Yea, looks like they've been tanking. West has been bothered with a sore ankle so he said there's no need to make it worse. I think they said Speedy has a knee problem. Oh well. I'm just ready for the lottery, the draft, and the offseason to see what moves they will make. They've exceeded my expectations for this season so I'm not totally disappointed. I do expect them to go a bit further next season though.


----------



## girllovesthegame (Nov 3, 2005)

Paul with 2 fouls in the first quarter. Has to sit for a bit. Moochie now on the floor. Bass at the line. Makes both free throws. Tied at 16.


----------



## Geaux Tigers (Apr 26, 2004)

girllovesthegame said:


> Paul with 2 fouls in the first quarter. Has to sit for a bit. Moochie now on the floor. Bass at the line. Makes both free throws. Tied at 16.
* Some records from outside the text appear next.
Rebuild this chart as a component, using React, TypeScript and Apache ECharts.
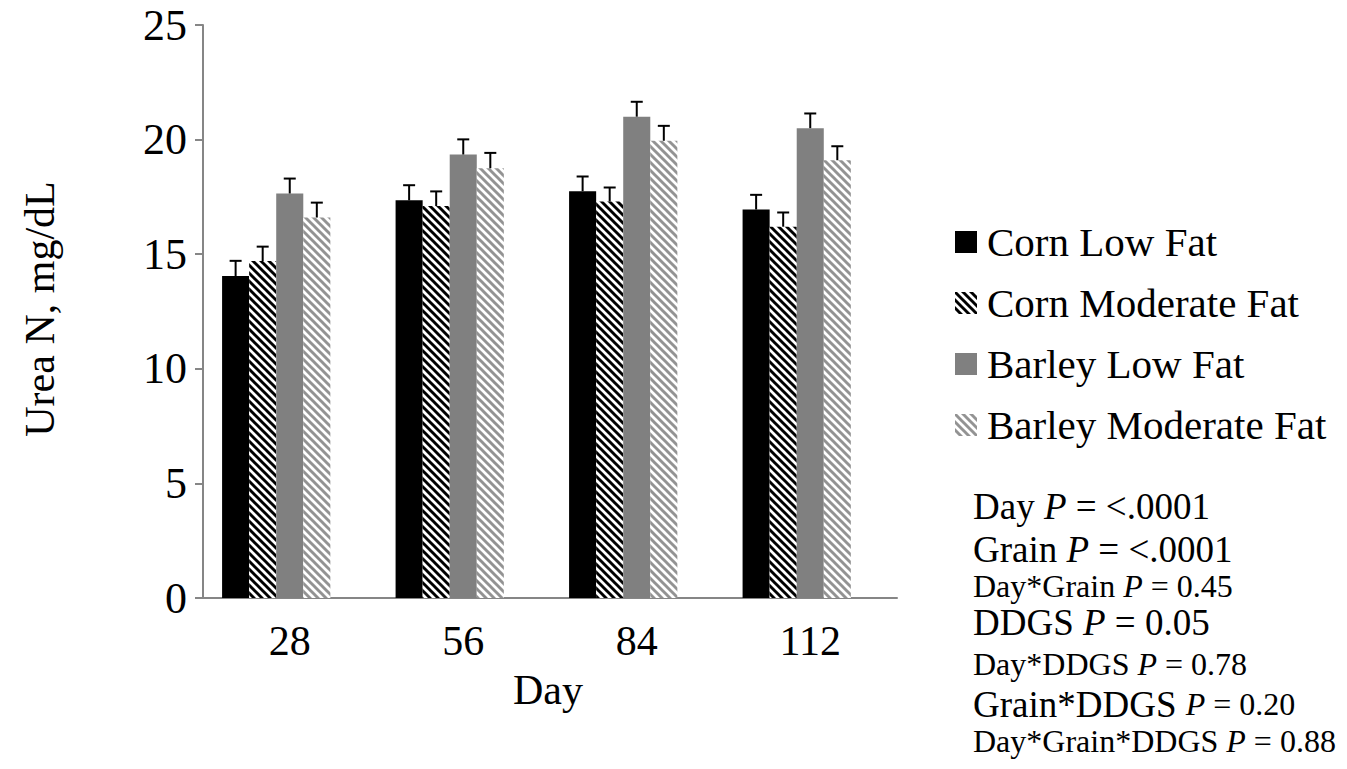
import React, { useEffect, useRef } from "react";
import * as echarts from "echarts";

const days = ["28", "56", "84", "112"];
const seriesNames = ["Corn Low Fat", "Corn Moderate Fat", "Barley Low Fat", "Barley Moderate Fat"];
const cornLow = [14.05, 17.35, 17.75, 16.95];
const cornMod = [14.7, 17.1, 17.3, 16.2];
const barleyLow = [17.65, 19.35, 21.0, 20.5];
const barleyMod = [16.6, 18.75, 19.95, 19.1];
const emptySlot = [null, null, null, null];
const seCornLow = [0.66, 0.66, 0.64, 0.64];
const seCornMod = [0.63, 0.64, 0.61, 0.62];
const seBarleyLow = [0.65, 0.66, 0.65, 0.64];
const seBarleyMod = [0.65, 0.67, 0.65, 0.61];
const yTicks = { min: 0, max: 25, interval: 5 };
const pLines = [
  { lead: "Day ", tail: " = <.0001", big: true, tailBig: true },
  { lead: "Grain ", tail: " = <.0001", big: true, tailBig: true },
  { lead: "Day*Grain ", tail: " = 0.45", big: false, tailBig: false },
  { lead: "DDGS ", tail: " = 0.05", big: true, tailBig: true },
  { lead: "Day*DDGS ", tail: " = 0.78", big: false, tailBig: false },
  { lead: "Grain*DDGS ", tail: " = 0.20", big: true, tailBig: false },
  { lead: "Day*Grain*DDGS ", tail: " = 0.88", big: false, tailBig: false },
];

const FONT = "Liberation Serif";
const CAT_GAP = 0.22;
const SLOTS = 5;

function stripe(color: string) {
  const svg =
    "<svg xmlns='http://www.w3.org/2000/svg' width='8' height='8'>" +
    "<rect width='8' height='8' fill='white'/>" +
    `<path d='M-2,-2 L10,10 M-10,-2 L2,10 M6,-2 L18,10' stroke='${color}' stroke-width='2.9'/>` +
    "</svg>";
  return {
    image: "data:image/svg+xml;utf8," + encodeURIComponent(svg),
    repeat: "repeat",
    imageWidth: 8,
    imageHeight: 8,
  } as any;
}

export default function App() {
  const ref = useRef<HTMLDivElement>(null);
  useEffect(() => {
    document.body.style.margin = "0";
    const chart = echarts.init(ref.current!, null, { renderer: "svg" });
    const values = [cornLow, cornMod, barleyLow, barleyMod];
    const ses = [seCornLow, seCornMod, seBarleyLow, seBarleyMod];
    const colors: any[] = ["#000000", stripe("#000000"), "#808080", stripe("#939393")];

    const bars: any[] = seriesNames.map((name, k) => ({
      type: "bar",
      name,
      data: values[k],
      barGap: "0%",
      barCategoryGap: CAT_GAP * 100 + "%",
      itemStyle: { color: colors[k] },
      z: 2,
    }));
    bars.push({
      type: "bar",
      name: "empty",
      data: emptySlot,
      barGap: "0%",
      barCategoryGap: CAT_GAP * 100 + "%",
      silent: true,
    });

    const errs = seriesNames.map((name, k) => ({
      type: "custom",
      name: name + " SE",
      data: values[k].map((v, i) => [i, v, ses[k][i]]),
      z: 5,
      renderItem: (params: any, api: any) => {
        const cat = api.value(0);
        const v = api.value(1);
        const e = api.value(2);
        const band = api.size([1, 0])[0];
        const w = (band * (1 - CAT_GAP)) / SLOTS;
        const base = api.coord([cat, v]);
        const top = api.coord([cat, v + e])[1];
        const x = base[0] + (k - (SLOTS - 1) / 2) * w;
        const st = { stroke: "#000", lineWidth: 2 };
        return {
          type: "group",
          children: [
            { type: "line", shape: { x1: x, y1: base[1], x2: x, y2: top }, style: st },
            { type: "line", shape: { x1: x - 6, y1: top, x2: x + 6, y2: top }, style: st },
          ],
        };
      },
    }));

    const graphics: any[] = [
      {
        type: "text",
        x: 40,
        y: 309,
        rotation: Math.PI / 2,
        style: {
          text: "Urea N, mg/dL",
          font: `42px ${FONT}`,
          fill: "#000",
          textAlign: "center",
          textVerticalAlign: "middle",
        },
      },
      {
        type: "text",
        x: 548,
        y: 690,
        style: {
          text: "Day",
          font: `42px ${FONT}`,
          fill: "#000",
          textAlign: "center",
          textVerticalAlign: "middle",
        },
      },
    ];
    const pY = [506, 549, 586, 622, 664, 704, 741];
    pLines.forEach((ln, i) => {
      const a = ln.big ? 37 : 32;
      const b = ln.tailBig ? 37 : 32;
      graphics.push({
        type: "text",
        x: 973,
        y: pY[i],
        style: {
          text: `{a|${ln.lead}}{p|P}{b|${ln.tail}}`,
          textVerticalAlign: "middle",
          fill: "#000",
          rich: {
            a: { fontFamily: FONT, fontSize: a, color: "#000" },
            p: { fontFamily: FONT, fontSize: b, fontStyle: "italic", color: "#000" },
            b: { fontFamily: FONT, fontSize: b, color: "#000" },
          },
        },
      });
    });

    chart.setOption({
      animation: false,
      backgroundColor: "#fff",
      grid: { left: 203, right: 450, top: 25, bottom: 171, containLabel: false },
      legend: {
        orient: "vertical",
        left: 955,
        top: 221,
        padding: 0,
        itemWidth: 22,
        itemHeight: 22,
        itemGap: 19,
        icon: "rect",
        data: seriesNames,
        selectedMode: false,
        textStyle: {
          fontFamily: FONT,
          fontSize: 41,
          color: "#000",
          lineHeight: 42,
          padding: [0, 0, 0, 5],
        },
      },
      xAxis: {
        type: "category",
        data: days,
        axisLine: { lineStyle: { color: "#868686", width: 2 } },
        axisTick: { length: 8, lineStyle: { color: "#868686", width: 2 } },
        axisLabel: { fontFamily: FONT, fontSize: 42, color: "#000", margin: 22 },
      },
      yAxis: {
        type: "value",
        min: yTicks.min,
        max: yTicks.max,
        interval: yTicks.interval,
        splitLine: { show: false },
        axisLine: { show: true, lineStyle: { color: "#868686", width: 2 } },
        axisTick: { show: true, length: 8, lineStyle: { color: "#868686", width: 2 } },
        axisLabel: { fontFamily: FONT, fontSize: 44, color: "#000", margin: 16 },
      },
      graphic: graphics,
      series: [...bars, ...errs],
    } as any);
    return () => chart.dispose();
  }, []);
  return <div ref={ref} style={{ width: 1347, height: 769 }} />;
}
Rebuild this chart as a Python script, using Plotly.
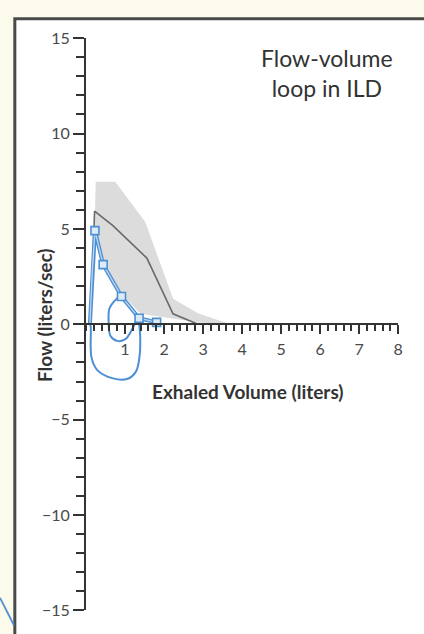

He missed the first... :wink:


----------



## girllovesthegame (Nov 3, 2005)

Jsimo12 said:


> He missed the first... :wink:


Oh yea, I must've been too busy typing. :laugh:


----------



## Geaux Tigers (Apr 26, 2004)

This is my first time seeing Roni Turiaf during a Lakers game on the bench this season and he is cracking me up! :laugh:


----------



## girllovesthegame (Nov 3, 2005)

Jsimo12 said:


> This is my first time seeing Roni Turiaf during a Lakers game on the bench this season and he is cracking me up! :laugh:


He is so funny to me! Truly the biggest cheerleader in a Laker uniform! :laugh: Why does it seem that everyone wants to come off of injury to play the Hornets? Where the heck did Mihm come from?


----------



## girllovesthegame (Nov 3, 2005)

Paul with 3 fouls before halftime. Lakers up by 21.


----------



## girllovesthegame (Nov 3, 2005)

How did the Hornets get 35 points? :laugh: They are looking worse than a biddy ball team right now. Score is 62-35 so why does Kobe need to be on the floor right now? Oh I forgot he's got to break some records tonight.


----------



## Unique (Apr 13, 2005)

girllovesthegame said:


> How did the Hornets get 35 points? :laugh: They are looking worse than a biddy ball team right now. Score is 62-35 so why does Kobe need to be on the floor right now? *Oh I forgot he's got to break some records tonight.*


 :sigh:


----------



## girllovesthegame (Nov 3, 2005)

Lakermike05 said:


> :sigh:


Well that's what they said. If he scores a certain amount of points he will pass someone. Forgot who. It wasn't many though so he's probably done it by now.


----------



## Geaux Tigers (Apr 26, 2004)

That Smush Parker crossover reverse dunk was NICE! Dayumn!


----------



## Geaux Tigers (Apr 26, 2004)

Desmond Mason got a fist full of Kobe :laugh:


----------



## girllovesthegame (Nov 3, 2005)

Jsimo12 said:


> Desmond Mason got a fist full of Kobe :laugh:


I missed it!


----------



## Geaux Tigers (Apr 26, 2004)

CP3 with the JAM!


----------



## Geaux Tigers (Apr 26, 2004)

I know its the last game...but I can't stand Gil McGregor! He says that same joke everytime someone gets a tech..."Oh he used a word that ends in "er" instead of "ing." I wish I could use a few of those words while I'm wooping Gil's ***!


----------



## Geaux Tigers (Apr 26, 2004)

Dear Marcus Fizer,

Please go away. Your are virtually the same player as Brandon Bass and your in the game stealing my favorite players minutes. I really enjoyed you in college but please return to the D-League and continue overachieving. Thanks!

Insincerely,
Jsimo12


----------



## girllovesthegame (Nov 3, 2005)

Jsimo12 said:


> Dear Marcus Fizer,
> 
> Please go away. Your are virtually the same player as Brandon Bass and your in the game stealing my favorite players minutes. I really enjoyed you in college but please return to the D-League and continue overachieving. Thanks!
> 
> ...



:laugh: Bass only has 1pt tonight? I know what you mean about Gil. He is so phony!


----------



## Geaux Tigers (Apr 26, 2004)

Bass with a deuce! YES!


----------



## Geaux Tigers (Apr 26, 2004)

A great post move by Bass! that makes 5 pts this game


----------



## Floods (Oct 25, 2005)

well i hope Duncan kills his foot or something seeing as the Lakers won. That's our only chance...


----------